Rivers and Roads

Finding relics is hard on this coast. The rainforest is tenacious, hungry, and unrelenting. It devours anything made of wood, eager to absorb it back into the ground and turn it into mulch so the next generation of trees can grow, topple, and repeat. Abandoned houses quickly crumble as their metal roofs rust and fall away. Even cast iron and the alleged “stainless” steel can only resist the pounding rain and ever-present dampness for so long.

So, walking through a place like the U’Mista Cultural Center in Alert Bay feels like something of a miracle. Referred to by the Namgis First Nations elders as a “box of treasures” the museum is chock full of regalia, masks, and artifacts, some of them of pre-contact vintage. Some are so precious that they have been given a special room where photography is forbidden. Stepping into this space with the same layout as a traditional Big House feels akin to walking into any holy place.

The big house in Alert Bay, British Columbia.

You can feel the age. Hear the whispers, the songs, the banging of drums on a stormy winter night while the wind howls up Johnstone Strait. For decades, potlatch ceremonies were forbidden by the Canadian government. The gatherings led to arrests and the confiscation of artifacts, language, culture, a way of life. It wasn’t until the Cultural Center was built that the regalia and masks were returned.

I kneel in front of an ornately carved orca, done in the classic form line design of the Pacific Northwest. The calls of the northern residents ring in my ears. Oral histories tell us that the “blackfish” swam in pods so thick that you could leap across their backs from one side of the strait to the other. Guess who likes the sound of that?

Black and white photos of old village sites, many long abandoned, run along the hallway. I know a lot of the names, or at least the ODWG (Old Dead White Guy) names of these islands and channels and coves.

Even after years exploring this coastline and probing the beaches, I know nothing about this place. So many remain just names on a map and nothing else. I thought that my wandering would be satisfied with that. That I could leverage my new life and travel wherever Lindblad was willing to send me.

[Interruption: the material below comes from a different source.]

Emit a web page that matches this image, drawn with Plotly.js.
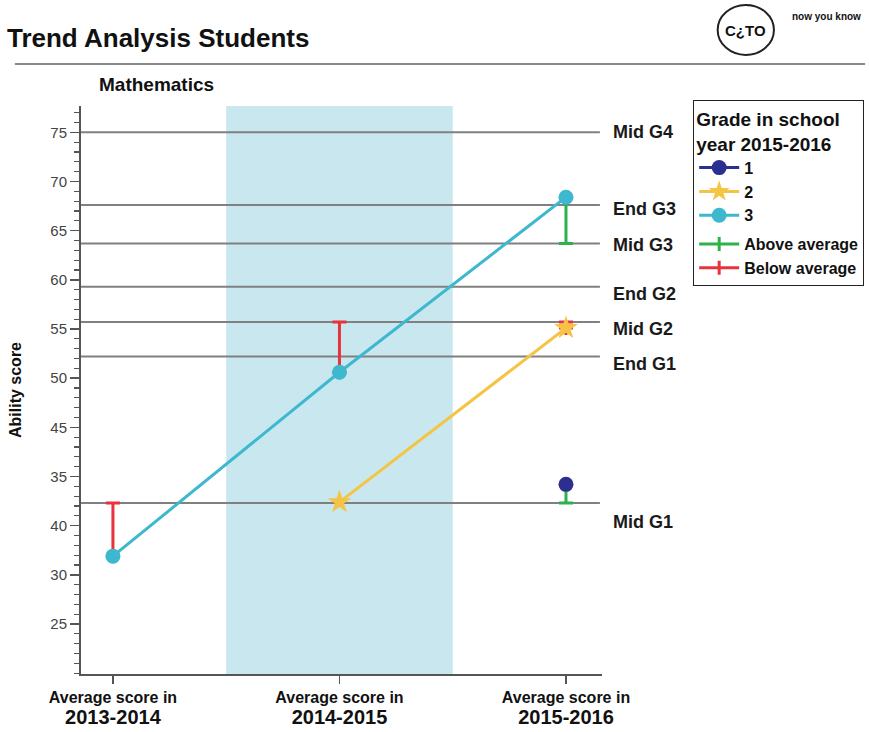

A Patagonia contract looms. What are southern hemisphere glaciers like? Or humpbacks? Orcas? Do penguins smell as bad as everyone says they do? I’m intrigued, excited, thankful. But there’s a bungee cord tied to my heart. Any time I step too far from the B.C. coast, the cord goes tight and springs me back.

It has been six years since I hugged Paul Spong on the Alert Bay dock, promised to keep in touch, and boarded the ferry. 12 years since I first shouldered my pack and boarded a bus in Vancouver for the region that is my birthplace. The symmetry is not lost on me. All it took was U’Mista, an orca carving, and some black and white photos, to tell me that I don’t need to travel the globe to find myself. To be fed. To heal.

There are places where I have left beached my kayak, stepped into the woods, and felt a presence. Without fail, I would find evidence of human life.

A scarred tree where pitch has been harvested for fires. A strip of bark peeled from a red cedar. The miracle tree that could be lived under, paddled, and worn. A flattened divot where a house once stood. Wooden poles of an ancient purse seiner.

I step outside and look over the water. A southeast squall is rolling up the strait, but the rain has stopped and the sun bleeds through. I can see my wooden kayak rolling in those waves, battling the passage from Port McNeil toward Alert Bay.

This place is full of memories. Many beautiful, a few painful, others bittersweet.

But something it is abundantly clear. This place isn’t done with me. In what capacity or function I don’t know. The time has come to migrate back. To step into these woods I want to know, to feel that presence and sleep on that moss. Hear the wolves and watch the seals. Rivers and roads led me north, but at some point, in some capacity, I always knew they’d lead me back here.  

4 thoughts on “Rivers and Roads”

  1. All your writing reflects your deep connection with nature, you describe everything such that reading your posts transports me for a few minutes to see and feel through your senses! You live an amazing life in the midst of such beauty and adventure. In today’s world of human driven technological obsession, it is a breath of fresh air to come across anyone who chooses the nature and the wild, to completely immerse and integrate himself in. I hope you continue to write about everything you experience, for so many who can only dream of these things in their crazy, noisy, far from natural lives of the city.
    Thank you for sharing, I enjoy reading your posts and I wish you the best!